>> begin Task material

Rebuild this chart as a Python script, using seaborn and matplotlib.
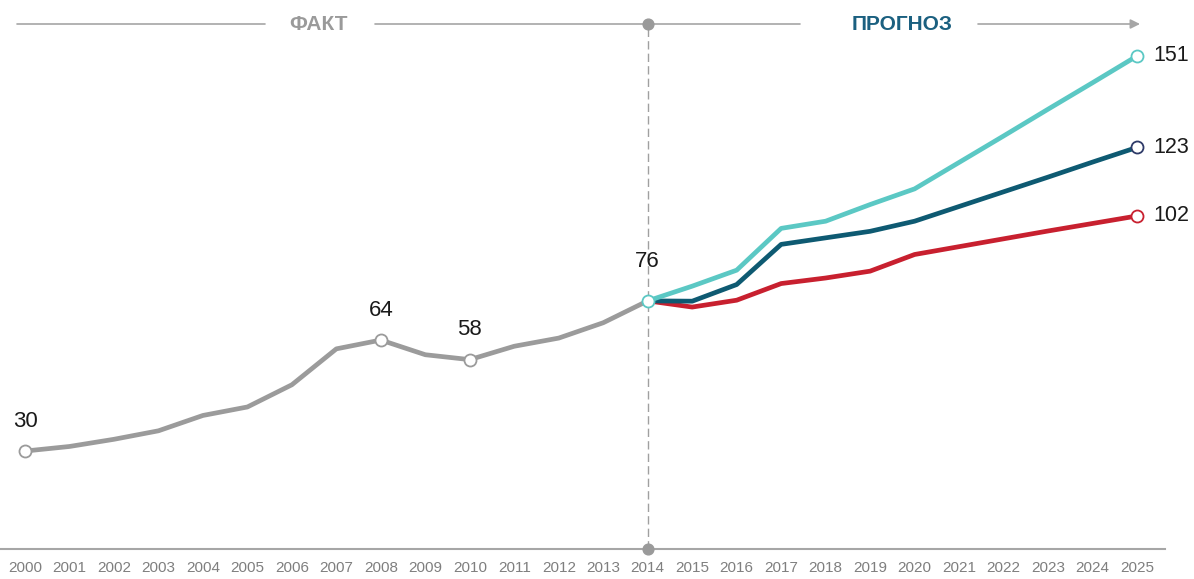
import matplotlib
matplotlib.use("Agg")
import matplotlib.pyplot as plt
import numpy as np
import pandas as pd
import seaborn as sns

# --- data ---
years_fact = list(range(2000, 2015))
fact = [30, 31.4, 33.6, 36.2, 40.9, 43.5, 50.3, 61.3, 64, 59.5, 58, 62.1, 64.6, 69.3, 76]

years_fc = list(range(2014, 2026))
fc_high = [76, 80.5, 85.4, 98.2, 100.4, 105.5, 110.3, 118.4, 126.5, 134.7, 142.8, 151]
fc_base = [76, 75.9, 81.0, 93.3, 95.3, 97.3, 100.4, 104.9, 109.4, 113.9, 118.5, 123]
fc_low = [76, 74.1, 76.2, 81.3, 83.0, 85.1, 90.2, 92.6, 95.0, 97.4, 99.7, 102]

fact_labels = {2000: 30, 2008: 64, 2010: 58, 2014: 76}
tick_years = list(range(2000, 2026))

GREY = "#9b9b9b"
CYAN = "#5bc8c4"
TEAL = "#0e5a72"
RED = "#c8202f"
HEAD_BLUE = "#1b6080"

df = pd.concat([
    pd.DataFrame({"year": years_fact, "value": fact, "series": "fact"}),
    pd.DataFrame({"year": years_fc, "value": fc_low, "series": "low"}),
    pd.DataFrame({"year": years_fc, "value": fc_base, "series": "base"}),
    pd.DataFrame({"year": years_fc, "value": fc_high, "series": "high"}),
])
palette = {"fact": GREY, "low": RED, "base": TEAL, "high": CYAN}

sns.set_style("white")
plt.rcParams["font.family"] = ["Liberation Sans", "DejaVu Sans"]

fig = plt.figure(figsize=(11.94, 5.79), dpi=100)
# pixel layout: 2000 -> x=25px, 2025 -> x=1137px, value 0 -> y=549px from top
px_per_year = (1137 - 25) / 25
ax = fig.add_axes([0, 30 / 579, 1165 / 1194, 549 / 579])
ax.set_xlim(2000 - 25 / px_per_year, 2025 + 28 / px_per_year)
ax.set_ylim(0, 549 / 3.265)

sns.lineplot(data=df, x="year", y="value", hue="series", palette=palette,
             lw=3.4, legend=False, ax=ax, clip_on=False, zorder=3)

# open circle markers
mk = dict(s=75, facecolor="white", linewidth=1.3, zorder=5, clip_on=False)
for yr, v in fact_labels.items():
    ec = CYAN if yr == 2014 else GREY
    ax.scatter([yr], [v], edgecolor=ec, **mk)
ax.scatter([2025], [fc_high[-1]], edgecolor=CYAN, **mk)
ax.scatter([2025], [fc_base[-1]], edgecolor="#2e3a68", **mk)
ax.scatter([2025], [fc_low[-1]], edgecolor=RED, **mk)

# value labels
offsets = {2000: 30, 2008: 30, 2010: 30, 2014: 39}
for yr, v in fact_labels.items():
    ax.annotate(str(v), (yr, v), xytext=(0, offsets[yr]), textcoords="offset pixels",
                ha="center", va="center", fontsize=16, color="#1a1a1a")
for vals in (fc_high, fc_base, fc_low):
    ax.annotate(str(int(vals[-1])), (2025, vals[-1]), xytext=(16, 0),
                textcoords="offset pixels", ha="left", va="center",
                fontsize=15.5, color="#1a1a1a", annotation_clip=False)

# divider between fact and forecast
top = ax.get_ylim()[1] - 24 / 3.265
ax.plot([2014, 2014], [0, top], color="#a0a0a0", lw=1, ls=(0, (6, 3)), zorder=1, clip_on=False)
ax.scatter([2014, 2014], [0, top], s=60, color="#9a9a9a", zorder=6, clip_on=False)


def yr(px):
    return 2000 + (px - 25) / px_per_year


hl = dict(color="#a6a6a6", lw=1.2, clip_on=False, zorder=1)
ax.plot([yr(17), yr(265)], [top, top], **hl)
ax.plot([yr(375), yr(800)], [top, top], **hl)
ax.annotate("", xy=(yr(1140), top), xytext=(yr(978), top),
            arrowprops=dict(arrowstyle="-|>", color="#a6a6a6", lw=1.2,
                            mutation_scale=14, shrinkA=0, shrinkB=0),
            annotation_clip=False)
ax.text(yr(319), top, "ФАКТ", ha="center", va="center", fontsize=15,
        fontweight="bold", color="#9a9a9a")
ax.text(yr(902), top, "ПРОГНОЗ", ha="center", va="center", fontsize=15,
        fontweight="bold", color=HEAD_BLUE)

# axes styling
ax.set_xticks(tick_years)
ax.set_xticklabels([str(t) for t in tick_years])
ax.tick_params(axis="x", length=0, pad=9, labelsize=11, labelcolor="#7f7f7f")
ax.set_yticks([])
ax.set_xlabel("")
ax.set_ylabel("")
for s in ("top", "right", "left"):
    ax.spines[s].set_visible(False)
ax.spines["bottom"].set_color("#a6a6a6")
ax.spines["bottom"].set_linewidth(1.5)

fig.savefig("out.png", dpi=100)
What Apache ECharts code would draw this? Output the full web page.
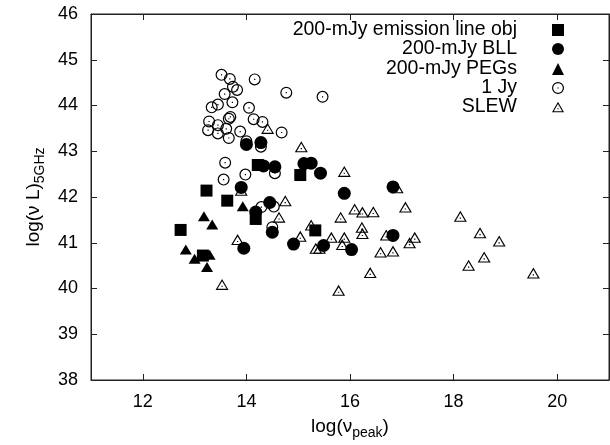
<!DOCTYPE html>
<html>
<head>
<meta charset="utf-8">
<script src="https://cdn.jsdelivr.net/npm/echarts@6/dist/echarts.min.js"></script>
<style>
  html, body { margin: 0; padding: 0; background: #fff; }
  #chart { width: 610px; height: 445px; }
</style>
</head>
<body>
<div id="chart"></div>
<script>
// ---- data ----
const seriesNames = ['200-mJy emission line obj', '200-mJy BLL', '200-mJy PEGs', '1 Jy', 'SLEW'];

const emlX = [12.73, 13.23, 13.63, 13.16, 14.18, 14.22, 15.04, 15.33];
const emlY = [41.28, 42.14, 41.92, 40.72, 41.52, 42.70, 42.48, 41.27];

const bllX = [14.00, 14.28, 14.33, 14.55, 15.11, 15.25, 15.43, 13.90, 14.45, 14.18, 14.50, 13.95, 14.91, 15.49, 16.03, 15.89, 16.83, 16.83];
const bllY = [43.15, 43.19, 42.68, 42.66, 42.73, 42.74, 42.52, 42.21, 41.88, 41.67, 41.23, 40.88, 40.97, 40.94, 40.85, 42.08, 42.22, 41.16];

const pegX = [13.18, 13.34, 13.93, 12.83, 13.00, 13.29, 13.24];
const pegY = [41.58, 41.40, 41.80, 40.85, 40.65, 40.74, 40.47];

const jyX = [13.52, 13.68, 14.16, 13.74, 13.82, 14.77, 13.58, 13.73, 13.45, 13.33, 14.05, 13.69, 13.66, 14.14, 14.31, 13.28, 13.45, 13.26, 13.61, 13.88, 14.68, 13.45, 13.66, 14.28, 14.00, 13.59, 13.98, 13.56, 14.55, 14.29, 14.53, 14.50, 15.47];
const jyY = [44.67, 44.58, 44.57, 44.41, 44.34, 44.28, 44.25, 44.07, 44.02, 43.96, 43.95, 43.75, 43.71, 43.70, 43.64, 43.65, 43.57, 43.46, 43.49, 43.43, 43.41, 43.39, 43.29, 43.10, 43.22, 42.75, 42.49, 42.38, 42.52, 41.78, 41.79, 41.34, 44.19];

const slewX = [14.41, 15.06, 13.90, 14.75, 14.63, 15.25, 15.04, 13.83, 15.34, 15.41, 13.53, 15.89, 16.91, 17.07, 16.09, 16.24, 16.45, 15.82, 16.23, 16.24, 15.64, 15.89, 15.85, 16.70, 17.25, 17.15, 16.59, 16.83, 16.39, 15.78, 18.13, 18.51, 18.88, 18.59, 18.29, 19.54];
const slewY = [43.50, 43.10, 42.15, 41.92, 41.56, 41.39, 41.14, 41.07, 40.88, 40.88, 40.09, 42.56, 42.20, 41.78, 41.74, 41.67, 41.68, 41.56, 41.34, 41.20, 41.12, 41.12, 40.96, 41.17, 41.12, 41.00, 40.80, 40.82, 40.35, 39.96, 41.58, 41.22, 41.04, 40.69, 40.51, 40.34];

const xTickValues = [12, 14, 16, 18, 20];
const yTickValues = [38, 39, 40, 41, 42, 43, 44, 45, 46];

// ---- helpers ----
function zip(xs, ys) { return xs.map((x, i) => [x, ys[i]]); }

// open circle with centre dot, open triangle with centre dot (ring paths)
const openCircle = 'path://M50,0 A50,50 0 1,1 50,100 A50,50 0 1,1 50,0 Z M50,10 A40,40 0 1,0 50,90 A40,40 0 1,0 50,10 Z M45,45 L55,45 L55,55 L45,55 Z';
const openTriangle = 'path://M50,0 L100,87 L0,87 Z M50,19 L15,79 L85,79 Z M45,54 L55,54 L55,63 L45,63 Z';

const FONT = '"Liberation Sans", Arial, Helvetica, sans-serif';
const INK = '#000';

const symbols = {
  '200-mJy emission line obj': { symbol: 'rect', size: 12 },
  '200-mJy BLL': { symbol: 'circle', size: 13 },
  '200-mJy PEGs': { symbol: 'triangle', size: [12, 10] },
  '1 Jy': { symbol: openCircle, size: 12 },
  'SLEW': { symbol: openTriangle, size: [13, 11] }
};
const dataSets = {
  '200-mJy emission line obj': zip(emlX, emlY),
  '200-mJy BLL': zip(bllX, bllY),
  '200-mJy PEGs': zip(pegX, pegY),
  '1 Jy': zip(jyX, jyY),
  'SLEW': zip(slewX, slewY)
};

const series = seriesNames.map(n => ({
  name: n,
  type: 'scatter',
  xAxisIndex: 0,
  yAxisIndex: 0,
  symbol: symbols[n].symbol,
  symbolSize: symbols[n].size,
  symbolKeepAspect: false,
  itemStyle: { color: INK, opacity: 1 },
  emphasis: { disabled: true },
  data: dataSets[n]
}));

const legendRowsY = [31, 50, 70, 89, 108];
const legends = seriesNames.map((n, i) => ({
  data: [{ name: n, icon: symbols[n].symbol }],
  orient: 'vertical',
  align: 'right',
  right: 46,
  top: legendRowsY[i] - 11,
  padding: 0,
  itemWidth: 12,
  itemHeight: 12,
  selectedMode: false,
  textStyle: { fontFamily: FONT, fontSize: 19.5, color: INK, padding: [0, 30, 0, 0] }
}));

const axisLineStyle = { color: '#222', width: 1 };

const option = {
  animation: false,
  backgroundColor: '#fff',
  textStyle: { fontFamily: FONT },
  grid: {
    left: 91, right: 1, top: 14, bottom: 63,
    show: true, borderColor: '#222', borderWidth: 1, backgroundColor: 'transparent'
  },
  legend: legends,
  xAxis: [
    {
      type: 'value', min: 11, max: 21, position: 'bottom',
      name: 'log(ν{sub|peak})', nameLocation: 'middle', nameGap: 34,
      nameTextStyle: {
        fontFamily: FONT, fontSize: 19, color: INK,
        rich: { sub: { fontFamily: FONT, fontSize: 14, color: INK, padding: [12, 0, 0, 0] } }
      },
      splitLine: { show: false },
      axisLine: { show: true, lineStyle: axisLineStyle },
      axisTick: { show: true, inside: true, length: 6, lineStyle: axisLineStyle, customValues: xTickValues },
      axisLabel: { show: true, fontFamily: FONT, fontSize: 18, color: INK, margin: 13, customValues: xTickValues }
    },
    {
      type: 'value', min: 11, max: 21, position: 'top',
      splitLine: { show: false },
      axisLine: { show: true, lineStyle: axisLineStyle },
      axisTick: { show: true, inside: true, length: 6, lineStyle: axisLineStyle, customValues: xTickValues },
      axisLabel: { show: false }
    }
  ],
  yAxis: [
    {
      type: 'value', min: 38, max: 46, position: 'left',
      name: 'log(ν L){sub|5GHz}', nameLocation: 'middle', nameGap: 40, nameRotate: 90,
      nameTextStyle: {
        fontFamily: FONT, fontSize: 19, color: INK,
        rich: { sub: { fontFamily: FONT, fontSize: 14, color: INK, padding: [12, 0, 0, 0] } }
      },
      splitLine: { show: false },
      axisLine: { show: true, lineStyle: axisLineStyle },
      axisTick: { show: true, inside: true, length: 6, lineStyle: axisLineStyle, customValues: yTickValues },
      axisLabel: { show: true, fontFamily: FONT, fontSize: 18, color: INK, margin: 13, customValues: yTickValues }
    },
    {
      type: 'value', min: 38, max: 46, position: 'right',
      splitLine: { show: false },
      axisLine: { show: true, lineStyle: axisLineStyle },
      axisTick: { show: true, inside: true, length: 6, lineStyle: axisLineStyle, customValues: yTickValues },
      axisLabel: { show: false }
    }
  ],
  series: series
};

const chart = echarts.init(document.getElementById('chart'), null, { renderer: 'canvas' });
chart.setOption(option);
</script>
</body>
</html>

>> end Task material

Above are some records; quote exactly and only the lines that begin at the line containing "What Apache ECharts" and stop after the line containing "const seriesNames = ['200-mJy", leaving out the pictures.

_Exercise output_
What Apache ECharts code would draw this? Output the full web page.
<!DOCTYPE html>
<html>
<head>
<meta charset="utf-8">
<script src="https://cdn.jsdelivr.net/npm/echarts@6/dist/echarts.min.js"></script>
<style>
  html, body { margin: 0; padding: 0; background: #fff; }
  #chart { width: 610px; height: 445px; }
</style>
</head>
<body>
<div id="chart"></div>
<script>
// ---- data ----
const seriesNames = ['200-mJy emission line obj', '200-mJy BLL', '200-mJy PEGs', '1 Jy', 'SLEW'];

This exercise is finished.